We all have those dreams from time to time — to suddenly find ourselves in a very unfamiliar place. For some reason in those dreams, unfamiliar rarely feels exciting, like we’re about to start on a new adventure. Instead, it always feels ominous.
We’ve been taken out of our regular, cozy place — whether it’s home, or the office, or a favorite spot for social gatherings. In my two most reoccurring dreams along these lines, I’m either in a dark parking lot and can’t find my car, or I’ve just arrived in a strange and very big city and have immediately gotten lost. I wake up feeling anxious and unsettled.
There are probably flashes of childhood memories buried deep within these adult dreams, of the first time as a child you found yourself in a situation, or place, where you experienced a similar emotion. You wake up alone in your bedroom after hearing a strange noise and you wonder for a second, If I scream, will my parents hear me? Are they even in the next room?
Or your parents take you to a shopping mall, and when your mother let’s go of your hand and you wander off for a second to look at something, you turn and … don’t see your family. A panic grips you — are you now lost? That feeling stays with you until your mother reaches out and takes your hand again, and says “Don’t leave my side.”
Who knows how long adults carry with them buried memories of those anxious and disturbing moments, of being in situations where you feel lost, and alone, and vulnerable. After reviewing the new book “The Gobblings” by authors Matthue Roth and Rohan Daniel Eason, it’s easy to momentarily slip back into those feelings once again.
That’s true even though “The Gobblings” is an illustrated book that is set in a future galaxy, on a space ship, and has virtually nothing to do with the world we live in now.
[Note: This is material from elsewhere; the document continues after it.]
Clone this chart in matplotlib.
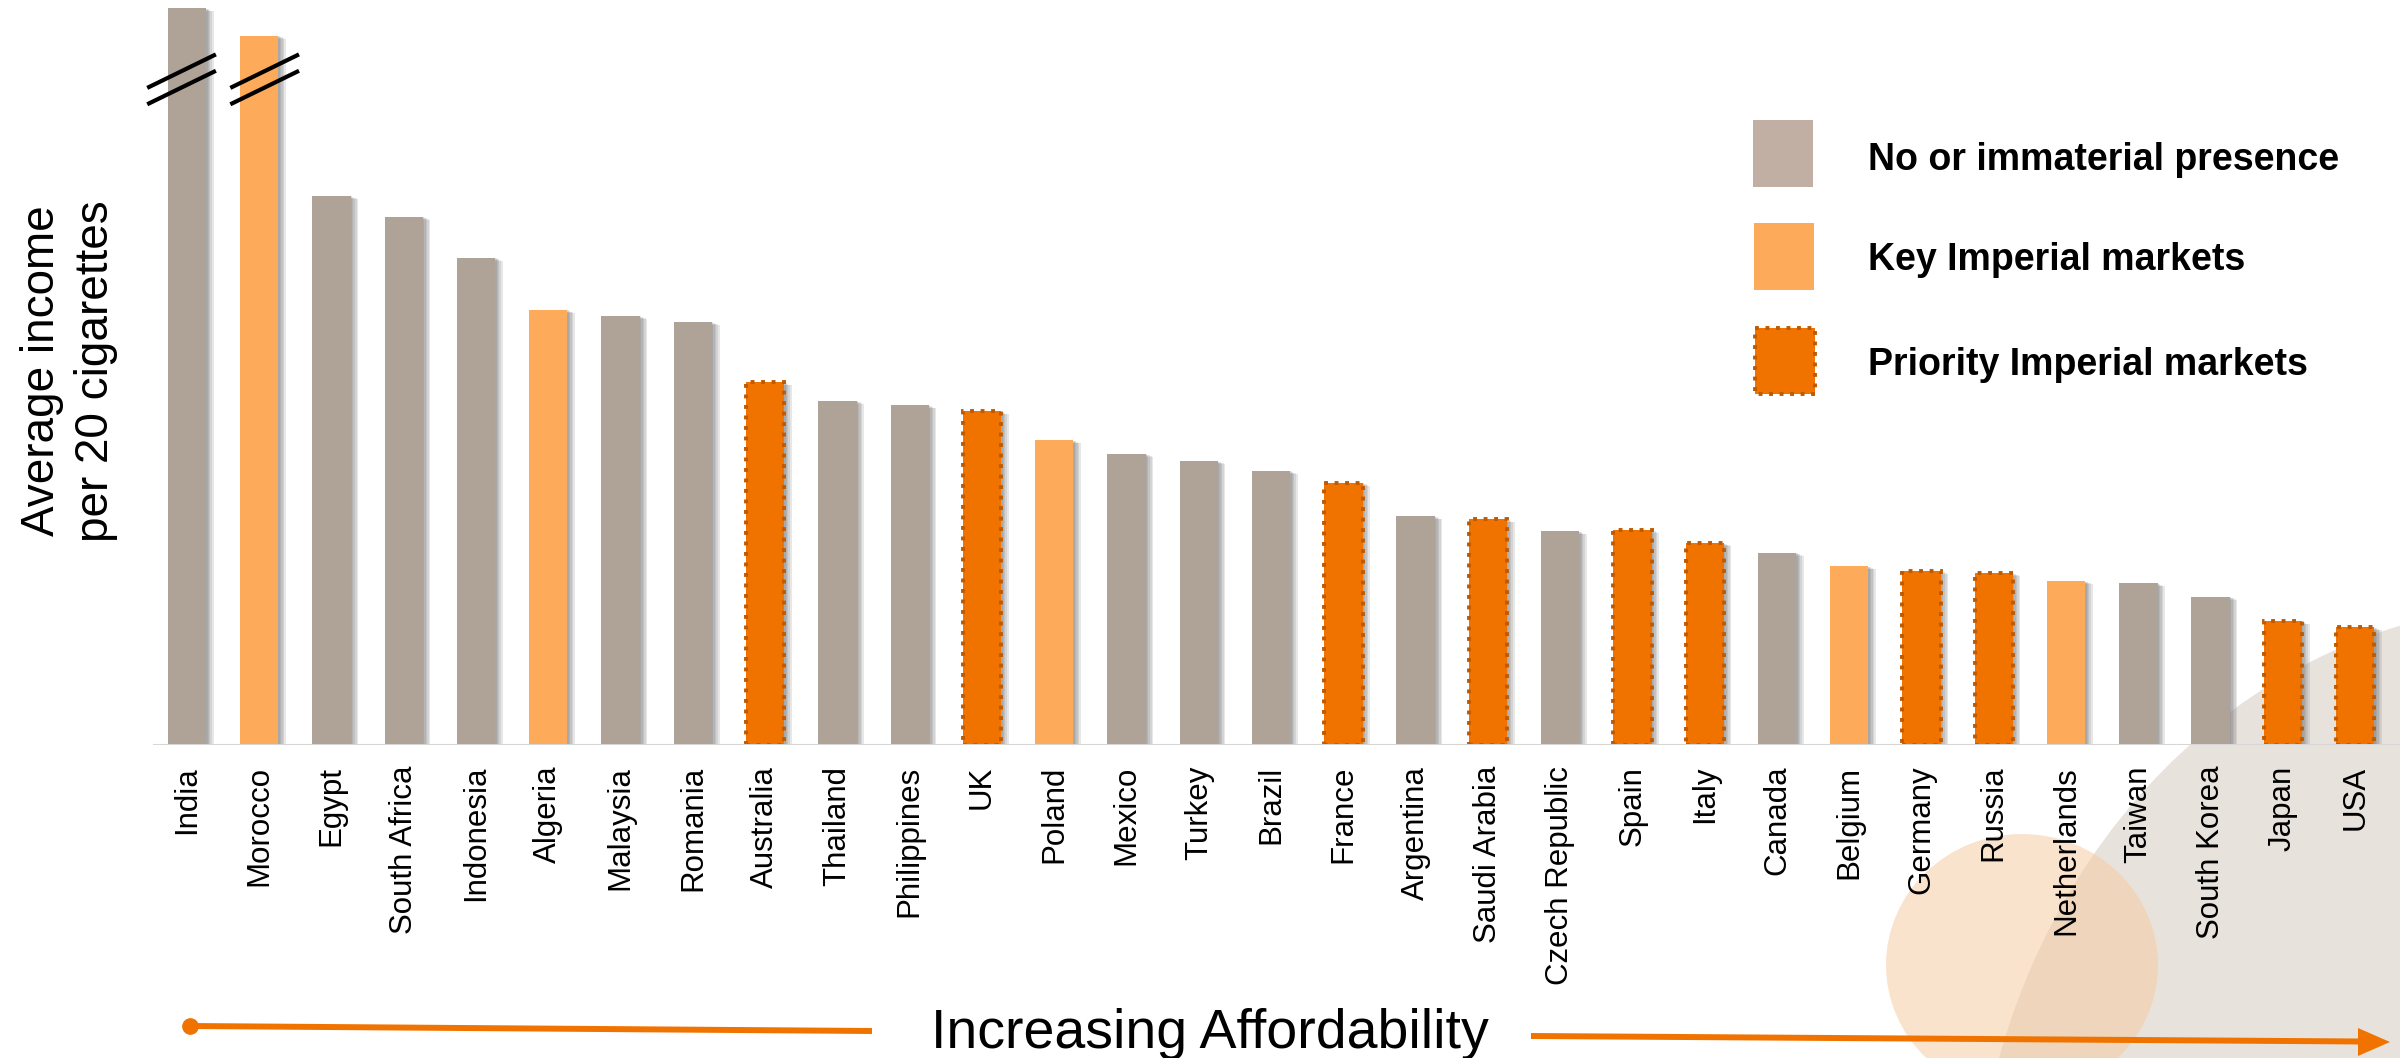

But it doesn’t need to. Just sit comfortably with the book in your hands, and turn the pages and follow the saga of young Herbie, whose parents have brought him to a space station. Follow the young boy as he hears the strange sounds on the ship and, to his horror, discovers a herd of gobblings hiding deep within that massive space craft.
It’s one of those mements similar to waking up in the middle of the night to that burst of thunder and wondering, just wondering, Did I really just hear something strange thumping around in my bedroom closet?
The story itself is fairly simple. Herbie’s new “house” is that space ship, and he doesn’t like it much. His parents stay busy working the controls, building new machines, and have little to no time to devote to their son. The windows of the space craft show nothing but a dark star system beyond them.
In this cold and unfamiliar environment, Herbie has no friends at all, so he spends his days building little robots. If he disturbs his parents’ work, they send him away.
“Can’t you just go and keep yourself occupied?” his father asks.
So Herbie wanders off, exploring that space ship on his own.
What he doesn’t realize — and neither do his parents — is that the space ship has accidentally picked up visitors — the gobblings, a band of dragon-like creatures described as “space pests” similar to mosquitos, only much larger. And they feast on metal — including the metal on the space ship.
When Herbie finally discovers those hideous creatures near the landing dock, he also figures out they’ve eaten different machines on the ship. And that’s when he realizes the gobblings intend to consume every piece of metal on the ship, destroying it.
From the front cover of the newly released hardcover edition, “The Gobblings” looks like any other children’s book, with fantastic images meant to capture a child’s imagination.
But the dark themes in the story — loneliness, feeling abandoned in a potentially hostile environment, sensing the vulnerability of hostile forces closing in on you — really harken back to those childhood memories of suddenly being deserted in an unfamiliar place, with no mom and dad to protect and guide you.
“The Gobblings” is really an eerie trip down memory lane for adults, in a sense.
With it’s space setting and use of strange alien figures, and the creation of a boy who is intelligent enough to spend his days building robots, “The Gobblings” almost feels like a book that could have been written by one of the characters in the television series “The Big Bang Theory” — and it’s no surprise that the book jacket includes a review and praise by Mayim Bialik, the actress who plays Amy Farrah Fowler in that series, who writes, “Matthue Roth continues to astound with his brilliance and novelty. Everything he touches turns to mystical and delightful artistic gold. Fearless, funny, and fantastically fantastical.”
It’s also interesting to note that Roth also wrote the book “My First Kafka: Runaways, Rodents and Giant Bugs”. There are touches of Franz Kafka in “The Gobblings” as well, where space and its creepy mysteries become a good substitute for some of the dark environments that Kafka’s own characters found themselves in.
In the age of violent and bloody video games that children can spend hours playing, it might be a real stretch to say “The Gobblings” is too dark for young kids to read. They might find it quite entertaining.
But for me, this is also very much a book for adults — particularly those who, like me, still have vivid dreams about being lost in a hostile environment, only to wake up feeling the exact same way I did as a child coming out of a similarly unsettling nightmare.